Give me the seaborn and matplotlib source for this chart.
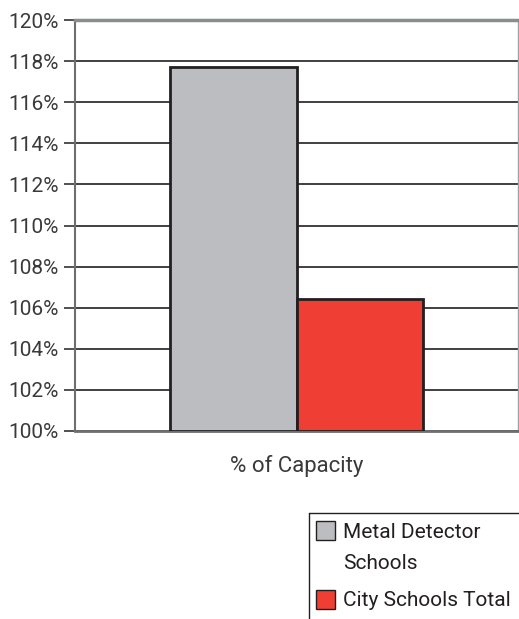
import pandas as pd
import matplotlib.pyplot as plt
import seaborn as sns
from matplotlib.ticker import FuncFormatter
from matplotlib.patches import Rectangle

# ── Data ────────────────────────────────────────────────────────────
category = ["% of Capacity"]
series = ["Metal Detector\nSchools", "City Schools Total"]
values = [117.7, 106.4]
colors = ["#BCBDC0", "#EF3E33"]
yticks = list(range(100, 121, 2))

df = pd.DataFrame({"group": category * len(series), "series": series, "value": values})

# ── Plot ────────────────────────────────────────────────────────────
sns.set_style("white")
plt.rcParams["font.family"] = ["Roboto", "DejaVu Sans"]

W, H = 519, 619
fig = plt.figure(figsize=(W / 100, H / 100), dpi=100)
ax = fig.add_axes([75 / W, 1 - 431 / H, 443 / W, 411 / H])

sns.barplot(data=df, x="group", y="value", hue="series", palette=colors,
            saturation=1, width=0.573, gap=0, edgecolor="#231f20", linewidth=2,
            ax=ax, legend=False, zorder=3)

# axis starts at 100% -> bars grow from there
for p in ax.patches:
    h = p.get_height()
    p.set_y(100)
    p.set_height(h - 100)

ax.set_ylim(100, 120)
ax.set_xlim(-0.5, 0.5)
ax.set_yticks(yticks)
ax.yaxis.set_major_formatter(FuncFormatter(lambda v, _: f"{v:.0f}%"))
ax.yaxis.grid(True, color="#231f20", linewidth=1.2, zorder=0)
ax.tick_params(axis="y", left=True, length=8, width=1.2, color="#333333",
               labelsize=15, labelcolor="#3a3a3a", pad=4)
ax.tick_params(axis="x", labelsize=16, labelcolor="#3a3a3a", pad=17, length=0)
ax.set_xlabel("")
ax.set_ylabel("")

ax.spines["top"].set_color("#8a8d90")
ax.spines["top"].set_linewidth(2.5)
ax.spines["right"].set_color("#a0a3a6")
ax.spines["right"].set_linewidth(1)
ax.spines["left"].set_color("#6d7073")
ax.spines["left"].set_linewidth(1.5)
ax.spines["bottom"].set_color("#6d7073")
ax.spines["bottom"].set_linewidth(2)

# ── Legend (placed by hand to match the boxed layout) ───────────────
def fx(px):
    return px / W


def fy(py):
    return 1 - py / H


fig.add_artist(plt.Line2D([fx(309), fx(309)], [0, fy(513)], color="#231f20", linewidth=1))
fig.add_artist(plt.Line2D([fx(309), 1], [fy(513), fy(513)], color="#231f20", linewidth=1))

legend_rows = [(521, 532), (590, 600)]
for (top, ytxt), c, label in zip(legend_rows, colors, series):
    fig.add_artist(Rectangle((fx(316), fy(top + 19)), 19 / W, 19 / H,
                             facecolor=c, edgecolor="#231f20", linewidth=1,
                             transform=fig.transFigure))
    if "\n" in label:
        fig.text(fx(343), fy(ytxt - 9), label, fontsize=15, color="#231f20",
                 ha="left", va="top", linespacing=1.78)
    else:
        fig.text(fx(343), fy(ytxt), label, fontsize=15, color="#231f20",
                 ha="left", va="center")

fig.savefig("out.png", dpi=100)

########

## The problem
Restate only the lines running from the start of the material above through the line containing "p.set_height(h - 100)", ends included. No pictures.

## Output below
Give me the seaborn and matplotlib source for this chart.
import pandas as pd
import matplotlib.pyplot as plt
import seaborn as sns
from matplotlib.ticker import FuncFormatter
from matplotlib.patches import Rectangle

# ── Data ────────────────────────────────────────────────────────────
category = ["% of Capacity"]
series = ["Metal Detector\nSchools", "City Schools Total"]
values = [117.7, 106.4]
colors = ["#BCBDC0", "#EF3E33"]
yticks = list(range(100, 121, 2))

df = pd.DataFrame({"group": category * len(series), "series": series, "value": values})

# ── Plot ────────────────────────────────────────────────────────────
sns.set_style("white")
plt.rcParams["font.family"] = ["Roboto", "DejaVu Sans"]

W, H = 519, 619
fig = plt.figure(figsize=(W / 100, H / 100), dpi=100)
ax = fig.add_axes([75 / W, 1 - 431 / H, 443 / W, 411 / H])

sns.barplot(data=df, x="group", y="value", hue="series", palette=colors,
            saturation=1, width=0.573, gap=0, edgecolor="#231f20", linewidth=2,
            ax=ax, legend=False, zorder=3)

# axis starts at 100% -> bars grow from there
for p in ax.patches:
    h = p.get_height()
    p.set_y(100)
    p.set_height(h - 100)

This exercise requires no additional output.